A spike this winter is anticipated nationwide, as more people spend time indoors and gather with families and friends over the holidays. While news released this week regarding a possible vaccine sounds promising, it’s not going to be available to the public for several months.
Oak Ridge City Council member Ellen Smith has been tracking the state’s numbers for months and said the current surge in the per capita rate of new cases and the percentage of positive tests started around the beginning of October. Prior to that, the positivity rate in Anderson County had hovered around 5 percent positivity, well below today’s 12.5 percent positivity rate, the press release said.

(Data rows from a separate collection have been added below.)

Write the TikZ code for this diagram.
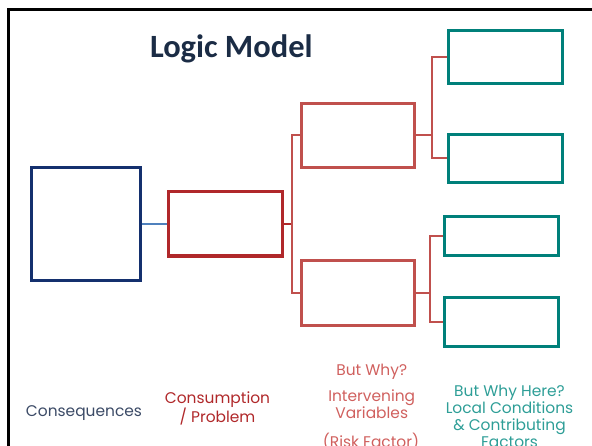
\documentclass[tikz,border=0pt]{standalone}
\usepackage{fontspec}
\setmainfont{Poppins}
\newfontfamily\titlefont{Carlito}
\usetikzlibrary{positioning, calc}
\definecolor{titleblue}{HTML}{1B2C45}
\definecolor{consnavy}{HTML}{14306E}
\definecolor{constext}{HTML}{3B4A66}
\definecolor{linkblue}{HTML}{4F81BD}
\definecolor{causered}{HTML}{B0282A}
\definecolor{whyred}{HTML}{C0504D}
\definecolor{whytext}{HTML}{D0605E}
\definecolor{hereteal}{HTML}{00807A}
\definecolor{heretext}{HTML}{2E9E97}

\begin{document}
\begin{tikzpicture}[x=1bp, y=-1bp,
  box/.style={draw, line width=3bp, inner sep=0pt, fill=white},
  link/.style={line width=2bp},
  lbl/.style={font=\fontsize{15.5}{17}\selectfont, align=center, anchor=base, inner sep=0pt}]
\useasboundingbox (0,0) rectangle (592,446);
\clip (0,0) rectangle (592,446);
% Frame (only the left and top edges are visible)
\draw[line width=3bp] (8,480) |- (640,10);
% Title
\node[anchor=base, font=\titlefont\bfseries\fontsize{32.6}{36}\selectfont, text=titleblue] (title) at (231.3,57.3) {Logic Model};
% Junction points between the columns
\coordinate (j1) at (291.8,224);
\coordinate (j2) at (432,135.3);
\coordinate (j3) at (429.5,293);
% Boxes
\node[box, draw=consnavy, minimum width=108bp, minimum height=112bp] (cons) at (86,224) {};
\node[box, draw=causered, minimum width=114bp, minimum height=64bp] (cause) at (225,224) {};
\foreach \name/\y in {why1/135.3, why2/293} {
  \node[box, draw=whyred, minimum width=113bp, minimum height=64bp] (\name) at (358.3,\y) {};
}
\foreach \name/\x/\y/\w/\h in {here1/505.8/56.7/113.7/53.3, here2/505.8/158.5/113.7/48.4,
                               here3/501/236.2/114/39, here4/501/321.5/114/49} {
  \node[box, draw=hereteal, minimum width=\w bp, minimum height=\h bp] (\name) at (\x,\y) {};
}
% Connectors
\draw[link, linkblue] (cons.east) -- (cause.west);
\draw[link, causered] (cause.east) -- (j1);
\draw[link, whyred] (why1.west) -| (j1) |- (why2.west);
\draw[link, whyred] (why1.east) -- (j2);
\draw[link, whyred] (here1.west) -| (j2) |- (here2.west);
\draw[link, whyred] (why2.east) -- (j3);
\draw[link, whyred] (here3.west) -| (j3) |- (here4.west);
% Column labels (base = baseline of the last line)
\node[lbl, text=constext] (consl) at (84,416.7) {Consequences};
\node[lbl, text=causered] (causel) at (217.5,422.7) {Consumption\\/ Problem};
\node[lbl, text=whytext] (whyl) at (371.7,375) {But Why?};
\node[lbl, text=whytext] (varl) at (371.7,418.3) {Intervening\\Variables};
\node[lbl, text=whytext] (riskl) at (371,447) {(Risk Factor)};
\node[lbl, text=heretext] (herel) at (509.5,447.5) {But Why Here?\\Local Conditions\\\& Contributing\\Factors};
\end{tikzpicture}
\end{document}
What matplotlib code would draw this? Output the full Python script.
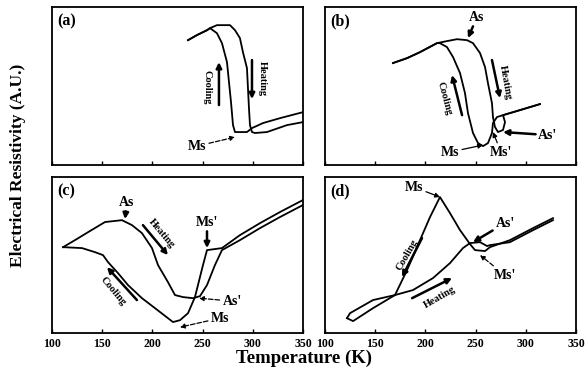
import numpy as np
import matplotlib
matplotlib.use('Agg')
import matplotlib.pyplot as plt

plt.rcParams['font.family'] = ['Liberation Serif', 'DejaVu Serif']

# temperature axis (K)
t_ticks = [100, 150, 200, 250, 300, 350]

# (a) resistivity loop
a_heat_T = [235.5, 244.4, 254.4, 257.4, 264.3, 277.3, 282.3, 287.2, 290.2, 294.2, 295.2,
            296.2, 297.2, 299.2, 302.2, 314.1, 334.1, 350]
a_heat_R = [79.1, 82.3, 85.4, 86.7, 88.6, 88.6, 85.4, 80.4, 71.5, 61.4, 48.7,
            36.1, 25.3, 20.9, 20.3, 20.9, 25.3, 27.2]
a_cool_T = [350, 327.1, 310.2, 299.2, 294.2, 282.3, 280.3, 278.3, 276.3, 274.3, 269.3,
            264.3, 257.4, 254.4, 244.4, 235.5]
a_cool_R = [33.5, 29.7, 26.6, 23.4, 20.9, 20.9, 25.3, 39.9, 52.5, 65.2, 77.2,
            83.5, 86.7, 85.4, 82.3, 79.1]

# (b)
b_heat_T = [167.7, 181.7, 194.6, 211.5, 221.5, 231.5, 241.4, 247.4, 254.4, 259.4, 262.3,
            266.3, 267.3, 269.3, 272.3, 277.3, 279.3, 277.3, 294.2, 314.1]
b_heat_R = [64.6, 67.7, 71.5, 77.2, 78.5, 79.7, 79.1, 77.2, 70.9, 62.0, 51.9,
            39.2, 30.4, 24.1, 20.9, 22.2, 27.2, 31.6, 34.8, 38.6]
b_cool_T = [314.1, 294.2, 277.3, 271.3, 267.3, 266.3, 262.3, 257.4, 252.4, 247.4, 242.4,
            239.4, 234.5, 227.5, 221.5, 214.5, 211.5, 194.6, 181.7, 167.7]
b_cool_R = [38.6, 34.8, 31.6, 30.4, 26.6, 20.3, 13.9, 12.0, 13.9, 20.3, 32.9,
            45.6, 58.2, 68.4, 74.7, 77.2, 77.2, 71.5, 67.7, 64.6]

# (c)
c_heat_T = [111, 122.9, 135.9, 152.8, 169.7, 179.7, 189.6, 199.6, 205.6, 215.5, 222.5,
            230.5, 240.4, 247.4, 254.4, 262.3, 269.3, 287.2, 307.2, 327.1, 350]
c_heat_R = [55.1, 59.6, 64.7, 71.2, 72.4, 69.2, 64.1, 54.5, 43.6, 32.7, 24.4,
            23.1, 22.4, 23.7, 30.8, 43.6, 53.2, 59.6, 67.3, 74.4, 82.1]
c_cool_T = [350, 327.1, 307.2, 287.2, 269.3, 254.4, 250.4, 245.4, 242.4, 235.5, 227.5,
            220.5, 215.5, 202.6, 189.6, 175.7, 165.7, 155.8, 150.8, 142.8, 129.9, 111]
c_cool_R = [85.3, 77.6, 70.5, 62.8, 54.5, 53.2, 43.6, 30.8, 23.1, 12.8, 8.3,
            7.1, 9.6, 16.0, 22.4, 30.8, 38.5, 45.5, 50.0, 51.9, 54.5, 55.1]

# (d)
d_heat_T = [121.9, 127.9, 147.8, 169.7, 187.6, 207.6, 224.5, 237.4, 244.4, 254.4, 261.4,
            264.3, 284.2, 307.2, 327.1]
d_heat_R = [9.6, 7.7, 16.0, 24.4, 27.6, 35.3, 44.9, 54.5, 57.7, 58.3, 55.8,
            56.4, 58.3, 66.0, 72.4]
d_cool_T = [327.1, 307.2, 284.2, 264.3, 259.4, 249.4, 244.4, 234.5, 224.5, 214.5, 204.6,
            194.6, 181.7, 169.7, 147.8, 124.9, 121.9]
d_cool_R = [73.7, 67.3, 59.6, 55.1, 52.6, 53.2, 57.1, 66.0, 76.9, 87.2, 74.4,
            59.6, 40.4, 24.4, 21.2, 12.8, 9.6]

fig = plt.figure(figsize=(5.85, 3.76), dpi=100)

# axes boxes (left, bottom, width, height) in figure fraction
boxes = {'a': [0.0889, 0.561, 0.429, 0.420],
         'b': [0.5556, 0.561, 0.429, 0.420],
         'c': [0.0889, 0.114, 0.429, 0.415],
         'd': [0.5556, 0.114, 0.429, 0.415]}
curves = {'a': (a_heat_T, a_heat_R, a_cool_T, a_cool_R),
          'b': (b_heat_T, b_heat_R, b_cool_T, b_cool_R),
          'c': (c_heat_T, c_heat_R, c_cool_T, c_cool_R),
          'd': (d_heat_T, d_heat_R, d_cool_T, d_cool_R)}

axs = {}
for key in ['a', 'b', 'c', 'd']:
    ax = fig.add_axes(boxes[key])
    hT, hR, cT, cR = curves[key]
    ax.plot(hT, hR, color='black', lw=1.3)
    ax.plot(cT, cR, color='black', lw=1.3)
    ax.set_xlim(100, 350)
    ax.set_ylim(0, 100)
    ax.set_xticks(t_ticks)
    ax.set_yticks([])
    ax.tick_params(axis='x', direction='in', length=3, width=1, labelsize=8.5)
    for lab in ax.get_xticklabels():
        lab.set_fontweight('bold')
    if key in ['a', 'b']:
        ax.tick_params(labelbottom=False)
    for sp in ax.spines.values():
        sp.set_linewidth(1.3)
    ax.text(0.02, 0.91, '(' + key + ')', transform=ax.transAxes, fontsize=11.5,
            fontweight='bold', ha='left', va='center')
    axs[key] = ax

arr = dict(arrowstyle='-|>', color='black', lw=0.9, shrinkA=0, shrinkB=0, mutation_scale=7)
big = dict(arrowstyle='-|>', color='black', lw=1.8, shrinkA=0, shrinkB=0, mutation_scale=8)
lab = dict(fontsize=10, fontweight='bold')
small = dict(fontsize=7.5, fontweight='bold', ha='center', va='center')

# (a)
ax = axs['a']
ax.annotate('Ms', xy=(282.3, 17.7), xytext=(244.4, 12.0), ha='center', va='center',
            arrowprops=dict(arr, linestyle='--'), **lab)
ax.annotate('', xy=(266.3, 65.2), xytext=(266.3, 38.0), arrowprops=big)
ax.text(254.4, 49.4, 'Cooling', rotation=-90, **small)
ax.annotate('', xy=(299.2, 41.8), xytext=(299.2, 66.5), arrowprops=big)
ax.text(309.2, 55.0, 'Heating', rotation=-90, **small)

# (b)
ax = axs['b']
ax.annotate('As', xy=(242.4, 80.4), xytext=(251.4, 93.7), ha='center', va='center',
            arrowprops=big, **lab)
ax.annotate('', xy=(274.3, 42.4), xytext=(266.3, 66.5), arrowprops=big)
ax.text(279.3, 52.5, 'Heating', rotation=-80, **small)
ax.annotate('', xy=(226.5, 57.0), xytext=(236.5, 31.6), arrowprops=big)
ax.text(218.5, 42.4, 'Cooling', rotation=-75, **small)
ax.annotate('Ms', xy=(257.4, 12.7), xytext=(224.5, 8.2), ha='center', va='center',
            arrowprops=arr, **lab)
ax.annotate("Ms'", xy=(267.3, 20.9), xytext=(275.3, 8.2), ha='center', va='center',
            arrowprops=arr, **lab)
ax.annotate("As'", xy=(277.3, 20.9), xytext=(322.1, 19.0), ha='center', va='center',
            arrowprops=big, **lab)

# (c)
ax = axs['c']
ax.annotate('As', xy=(172.7, 73.1), xytext=(174.7, 84.0), ha='center', va='center',
            arrowprops=big, **lab)
ax.annotate('', xy=(215.5, 50.0), xytext=(190.6, 69.2), arrowprops=big)
ax.text(209.6, 64.0, 'Heating', rotation=-50, **small)
ax.annotate('', xy=(154.8, 42.3), xytext=(184.6, 21.2), arrowprops=big)
ax.text(160.8, 27.0, 'Cooling', rotation=-50, **small)
ax.annotate("Ms'", xy=(254.4, 54.5), xytext=(254.4, 71.2), ha='center', va='center',
            arrowprops=big, **lab)
ax.annotate("As'", xy=(246.4, 22.4), xytext=(279.3, 20.5), ha='center', va='center',
            arrowprops=dict(arr, linestyle='--'), **lab)
ax.annotate('Ms', xy=(227.5, 3.8), xytext=(267.3, 9.6), ha='center', va='center',
            arrowprops=dict(arr, linestyle='--'), **lab)

# (d)
ax = axs['d']
ax.annotate('Ms', xy=(214.5, 87.2), xytext=(188.6, 93.6), ha='center', va='center',
            arrowprops=arr, **lab)
ax.annotate("As'", xy=(247.4, 58.3), xytext=(279.3, 70.5), ha='center', va='center',
            arrowprops=big, **lab)
ax.annotate("Ms'", xy=(254.4, 50.0), xytext=(279.3, 37.2), ha='center', va='center',
            arrowprops=dict(arr, linestyle='--'), **lab)
ax.annotate('', xy=(176.7, 35.9), xytext=(196.6, 60.9), arrowprops=big)
ax.text(181.7, 50.0, 'Cooling', rotation=60, **small)
ax.annotate('', xy=(226.5, 35.3), xytext=(186.7, 22.4), arrowprops=big)
ax.text(214.5, 23.1, 'Heating', rotation=30, **small)

fig.text(0.03, 0.56, 'Electrical Resistivity (A.U.)', rotation=90, ha='center', va='center',
         fontsize=12.5, fontweight='bold')
fig.text(0.52, 0.048, 'Temperature (K)', ha='center', va='center',
         fontsize=13.5, fontweight='bold')

fig.savefig('out.png', dpi=100)
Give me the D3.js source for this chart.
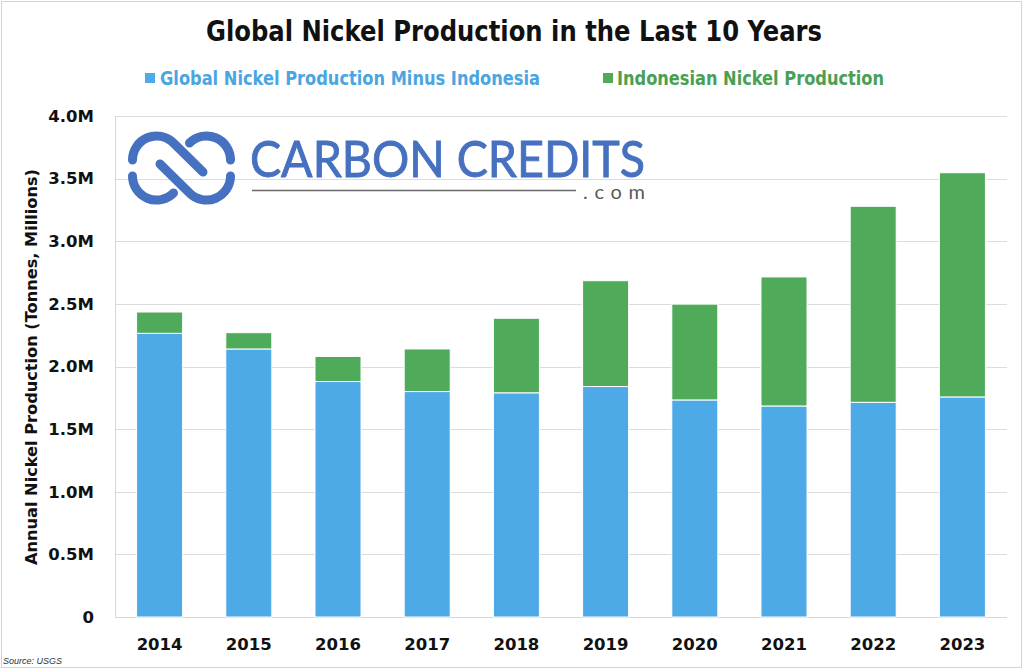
<!DOCTYPE html>
<html>
<head>
<meta charset="utf-8">
<script src="https://cdn.jsdelivr.net/npm/d3@7"></script>
<style>
  body { margin: 0; background: #fff; }
  svg { display: block; }
</style>
</head>
<body>
<div id="chart"></div>
<script>
// values in millions of tonnes
var years = ["2014", "2015", "2016", "2017", "2018", "2019", "2020", "2021", "2022", "2023"];
var restOfWorld = [2.265, 2.14, 1.88, 1.80, 1.79, 1.84, 1.733, 1.685, 1.714, 1.757];
var indonesia = [0.17, 0.13, 0.20, 0.34, 0.595, 0.845, 0.765, 1.03, 1.565, 1.79];
var yTicks = [0, 0.5, 1, 1.5, 2, 2.5, 3, 3.5, 4];
var seriesNames = ["Global Nickel Production Minus Indonesia", "Indonesian Nickel Production"];
var colors = ["#4eaae6", "#4fab5a"];
var legendText = ["#4aa5e2", "#4a9f55"];

var W = 1024, H = 669;
var plotLeft = 115, plotRight = 1007, plotTop = 116, plotBottom = 617;

var svg = d3.select("#chart").append("svg").attr("width", W).attr("height", H);

// frame round the picture
svg.append("rect").attr("x", 1.5).attr("y", 1.5).attr("width", W - 4).attr("height", H - 3)
  .attr("fill", "#fff").attr("stroke", "#d4d4d4");

var x = d3.scaleBand().domain(years).range([plotLeft, plotRight]).paddingInner(0.484).paddingOuter(0.242);
var y = d3.scaleLinear().domain([0, 4]).range([plotBottom, plotTop]);

// gridlines
svg.append("g").selectAll("line").data(yTicks.slice(1)).enter().append("line")
  .attr("x1", plotLeft).attr("x2", plotRight)
  .attr("y1", function(d) { return Math.round(y(d)) + 0.5; })
  .attr("y2", function(d) { return Math.round(y(d)) + 0.5; })
  .attr("stroke", "#dcdcdc").attr("stroke-width", 1);

svg.append("line").attr("x1", plotLeft + 0.5).attr("x2", plotLeft + 0.5).attr("y1", plotTop).attr("y2", plotBottom)
  .attr("stroke", "#d6d6d6");
svg.append("line").attr("x1", plotLeft).attr("x2", plotRight).attr("y1", plotBottom + 0.5).attr("y2", plotBottom + 0.5)
  .attr("stroke", "#d6d6d6");

// logo (over the grid, behind the bars)
var logo = svg.append("g");
var logoBlue = "#4670c0";
var arcs = [
  "M132.5,160 A24,24 0 0 1 173.5,143 L203,172",
  "M189.5,143 A24,24 0 0 1 230.5,160",
  "M132.5,176 A24,24 0 0 0 173.5,193",
  "M160,164 L189.5,193 A24,24 0 0 0 230.5,176"
];
logo.selectAll("path").data(arcs).enter().append("path")
  .attr("d", function(d) { return d; })
  .attr("fill", "none").attr("stroke", logoBlue)
  .attr("stroke-width", 9).attr("stroke-linecap", "round");
logo.append("text").attr("x", 250).attr("y", 177)
  .attr("textLength", 395).attr("lengthAdjust", "spacingAndGlyphs")
  .style("font-family", "Lato, 'Open Sans', sans-serif").style("font-size", "51px")
  .attr("fill", logoBlue).attr("stroke", logoBlue).attr("stroke-width", 0.9)
  .text("CARBON CREDITS");
logo.append("line").attr("x1", 252).attr("x2", 576).attr("y1", 190.5).attr("y2", 190.5)
  .attr("stroke", "#6a6a6a").attr("stroke-width", 1.5);
logo.append("text").attr("x", 583).attr("y", 199)
  .attr("textLength", 62).attr("lengthAdjust", "spacing")
  .style("font-family", "Lato, 'Open Sans', sans-serif").style("font-size", "20px")
  .attr("fill", "#5a5a5a").text(".com");

// stacked bars
var rows = years.map(function(yr, i) { return { year: yr, a: restOfWorld[i], b: indonesia[i] }; });
var stack = d3.stack().keys(["a", "b"])(rows);

svg.append("g").selectAll("g").data(stack).enter().append("g")
  .attr("fill", function(d, i) { return colors[i]; })
  .selectAll("rect").data(function(d) { return d; }).enter().append("rect")
  .attr("x", function(d) { return x(d.data.year); })
  .attr("width", x.bandwidth())
  .attr("y", function(d) { return y(d[1]); })
  .attr("height", function(d) { return y(d[0]) - y(d[1]); })
  .attr("stroke", "#fff").attr("stroke-width", 1);

// axes
var tickFont = "'DejaVu Sans', Verdana, sans-serif";
var yAxis = d3.axisLeft(y).tickValues(yTicks).tickSize(0).tickPadding(0)
  .tickFormat(function(d) { return d === 0 ? "0" : d3.format(".1f")(d) + "M"; });
var gy = svg.append("g").attr("transform", "translate(94,0)").call(yAxis);
gy.select(".domain").remove();
gy.selectAll("text").style("font-family", tickFont).style("font-size", "16.5px")
  .style("font-weight", "bold").attr("fill", "#111");

var xAxis = d3.axisBottom(x).tickSize(0).tickPadding(0);
var gx = svg.append("g").attr("transform", "translate(0,638)").call(xAxis);
gx.select(".domain").remove();
gx.selectAll("text").style("font-family", tickFont).style("font-size", "16.5px")
  .style("font-weight", "bold").attr("fill", "#111");

svg.append("text")
  .attr("transform", "translate(37,367) rotate(-90)")
  .attr("text-anchor", "middle")
  .attr("textLength", 396).attr("lengthAdjust", "spacingAndGlyphs")
  .style("font-family", tickFont).style("font-size", "16px").style("font-weight", "bold")
  .attr("fill", "#111")
  .text("Annual Nickel Production (Tonnes, Millions)");

// title
svg.append("text").attr("x", 514).attr("y", 41).attr("text-anchor", "middle")
  .attr("textLength", 616).attr("lengthAdjust", "spacingAndGlyphs")
  .style("font-family", "'Liberation Sans Narrow', 'DejaVu Sans Condensed', sans-serif")
  .style("font-size", "28px").style("font-weight", "bold").attr("fill", "#111")
  .text("Global Nickel Production in the Last 10 Years");

// legend
var legendPos = [{ sq: 145, tx: 160, w: 380 }, { sq: 603, tx: 617, w: 267 }];
var lg = svg.append("g").selectAll("g").data(seriesNames).enter().append("g");
lg.append("rect").attr("x", function(d, i) { return legendPos[i].sq; }).attr("y", 73)
  .attr("width", 10).attr("height", 10).attr("fill", function(d, i) { return colors[i]; });
lg.append("text").attr("x", function(d, i) { return legendPos[i].tx; }).attr("y", 85)
  .attr("textLength", function(d, i) { return legendPos[i].w; })
  .attr("lengthAdjust", "spacingAndGlyphs")
  .style("font-family", "'Liberation Sans Narrow', 'DejaVu Sans Condensed', sans-serif")
  .style("font-size", "19px").style("font-weight", "bold")
  .attr("fill", function(d, i) { return legendText[i]; })
  .text(function(d) { return d; });

svg.append("text").attr("x", 3).attr("y", 664)
  .style("font-family", "'Liberation Sans', Arial, sans-serif").style("font-size", "9px")
  .style("font-style", "italic").attr("fill", "#333").text("Source: USGS");
</script>
</body>
</html>
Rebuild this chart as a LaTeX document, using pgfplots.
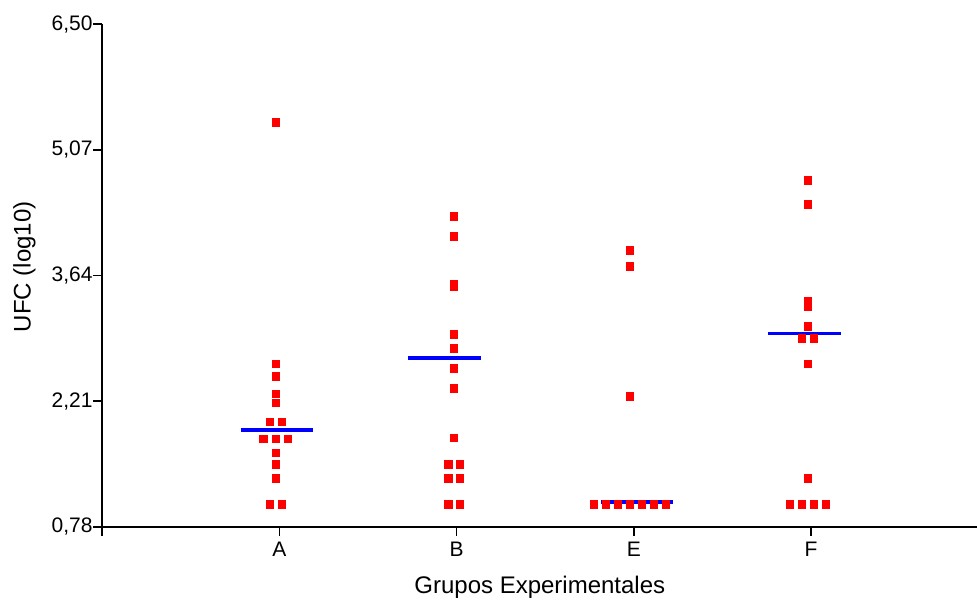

“Infectious disease experts say that rate should be under 5 percent, but when it gets up to 10 percent or more, that’s a good indication that there are more cases going undetected and the virus is spreading faster every day,” Smith said. “We all need to double down in our efforts to reduce the potential for exposure and potential to expose to somebody else. That means wearing masks and asking ourselves whether we really need to visit a place or engage in an activity where we’re going to be around other people outside of our household.”
Recent zip-code specific data show that Oak Ridge averaged about seven new cases per day in the three-week period that ended November 4, the press release said.
It said the city has been in an active mode to muster city resources for the protection of its citizens while continuing to provide essential city services since February, before the pandemic began in Tennessee. The city has taken steps to close or limit public facilities, secure access to essential work areas, provide for new online meetings, practice social distancing, and accommodate people in the conduct of city business, the press release said.
“As I observe the rise in positive virus activity in Oak Ridge, every smallest precaution we take can avoid serious health consequences,” Oak Ridge City Manager Mark Watson said. “As I observe those that have had COVID, they do not want to go through it again.”
Since the beginning of March, 14 city employees have tested positive for COVID-19 and 32 have been quarantined.
The city is also continuing to conduct COVID testing in the City’s wastewater, the press release said.
“From the data, there’s still an upward trend,” Oak Ridge Public Works Director Shira McWaters said. “We have positives everywhere. Some places are higher than others and all areas are in the yellow range with the exception of several western sewer sheds that are in the red.”
To read the full resolution, find the latest COVID-19 information on Oak Ridge and more on how to protect yourself and others from this virus, visit OakRidgeTN.gov.
County, state stats
On Thursday, the Tennessee Department of Health reported a total of 296,725 cases of COVID-19 since the pandemic began March 5. There have been 3,788 deaths and a record-high 1,749 hospitalizations.
Anderson County has had 2,227 cases, 19 deaths, and 59 total hospitalizations (three new hospitalizations were reported Thursday).
Roane County has had 1,819 cases, with 11 deaths and 47 hospitalizations.
Knox County has had 15,261 cases, with 109 deaths and 505 hospitalizations.
Loudon County has had 1,924 cases, with 13 deaths and 52 hospitalizations.
Morgan County has had 532 cases, with six deaths and 11 hospitalizations.
More information will be added as it becomes available.